Venezia 77 – Sportin’ Life: recensione del documentario di Abel Ferrara
Recensione di Sportin' Life, il documentario di Abel Ferrara con Willem Dafoe, presentato in anteprima a Venezia 77.
Pochi registi possono rivendicare la coerenza, il coraggio e la fedeltà alla “vecchia scuola” come Abel Ferrara, classe 1951, nato in quel Bronx che è un piccolo pezzo d’Italia nella Grande Mela, e da decenni connesso ad una visione della settima arte e della vita assolutamente uniche e viscerali, che Sportin’ Life celebra in 65 minuti tiratissimi.
Con un cast che verte sostanzialmente su Willem Dafoe (assistito da Cristina Chiriac, Anna Ferrara, Paul Hipp e Joe Delia), il documentario è parte integrante del progetto Self, curato da Anthony Vaccarello, direttore creativo di Saint Laurent, ed incentrato sul rapporto tra artista, arte e società contemporanea.
Quella società che ha avuto in Ferrara, da sempre uno dei cantori più dolenti, cupi e aulici, un vero e proprio outsider integralista, fiero combattente per la causa della sua visione e della sua indipendenza di regista, in un mondo di false firme e falsi autori. Il risultato è (come molti degli ultimi lavori del regista) corposo, pieno di autoreferenzialità e musica, ma anche genuino, senza filtri e di certo non privo di una grande espressività e onestà intellettuale.

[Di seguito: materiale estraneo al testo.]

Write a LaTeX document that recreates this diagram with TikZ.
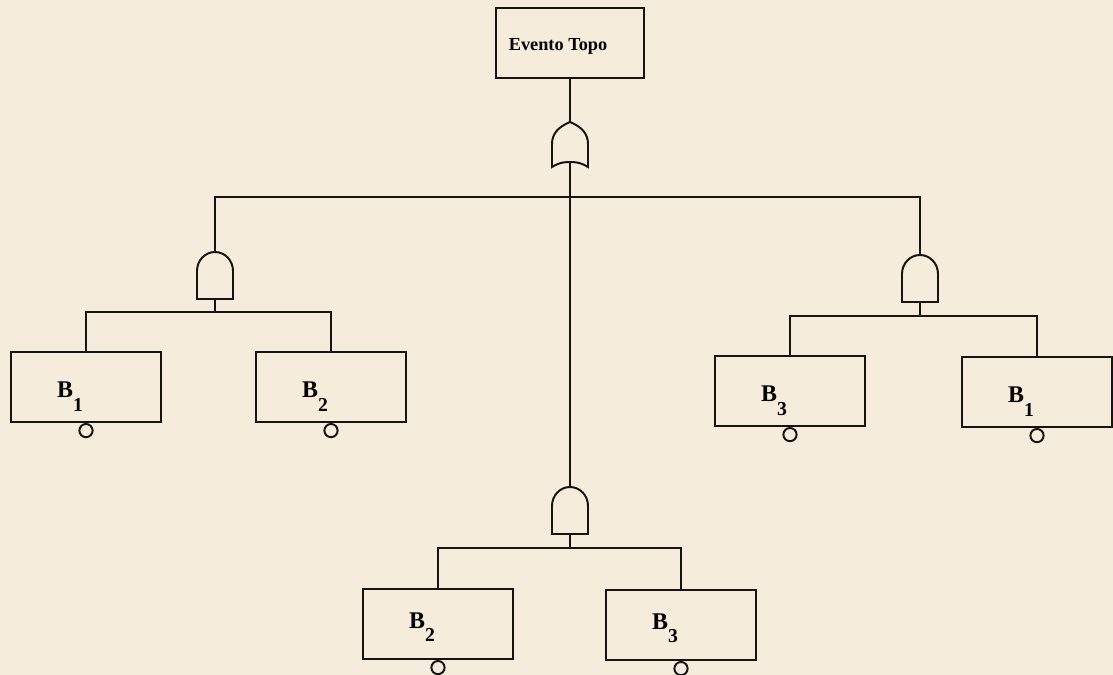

Sportin’ Life è un omaggio ad un sodalizio artistico
Pacifico dire che la relazione personale e professionale tra Ferrara e Willem Dafoe, sia il cuore di un documentario che ruota attorno alla visione del cinema, del modo di fare cinema e di concepire l’arte del duo, passato alla storia per quel Cattivo Tenente che a tanti anni di distanza è ancora oggi indicato come un assoluto capolavoro.
Assieme, Dafoe e Ferrara hanno fatto molto altro, ma Sportin’ Life va oltre il cinema, cerca di far comprendere allo spettatore la natura di un rapporto che da artistico diventa personale, scava nelle energie mentali e nervose, nella comune visione prismatica della realtà, del cinema e della musica che parlano di essa. Dafoe, socievole e affettuoso con questo matto dal sangue salernitano, questo istrione che ha reso matti i produttori più scafati e ostici, si è sempre schierato dalla parte degli ultimi, dei rinnegati, dei reietti di una società che ieri come oggi, è maestra nel distruggere chi è al di fuori della norma. E che ha avuto in Abel Ferrara un cronista cinematografico tanto attento, quanto sensibile ed audace.
Tra religione, politica e pandemia
In Sportin’ Life è dato grande spazio alla visione della vita, al rapporto di Ferrara con la religione, con il mondo che cambia, con il cinema che cambia, senza però che venga meno un tentativo di parlarci di questo 2020, di questo Covid-19, dei morti, malati, degli infermieri in lacrime che contano i caduti come al fronte.
Tuttavia, in ultima analisi, questo coniugare i due aspetti (il privato, la confessione artistica da una parte, questo 2020 tragico dall’altra), non si può certo dire che sia molto riuscito, anche per un tono troppo autocelebrativo e allo stesso tempo freddo, non molto empatico, in cui non emerge in realtà, mai un ritratto del Ferrara uomo, solo dell’artista. La voce di chi ne condivide e ne ha condiviso percorso artistico e personale è sostituita da lunghi soliloqui musicali, da Trump e Fauci che si contraddicono, da Ocasio Cortez e dalla Roma in cui vive, senza però che vi sia un reale legame.
Sportin’ Life appare un collage poco armonioso, sovente scontato, purtroppo anche frettoloso in diversi momenti, soprattutto nel finale. Un’occasione persa, un esercizio di stile troppo personale e asettico per risultare interessante, e che rende uno dei registi più importanti della sua generazione, più simile a certi stilisti narcisisti circondati da una corte autocelebrativa, che il Dante cinematografico dei disperati che è stato. Peccato.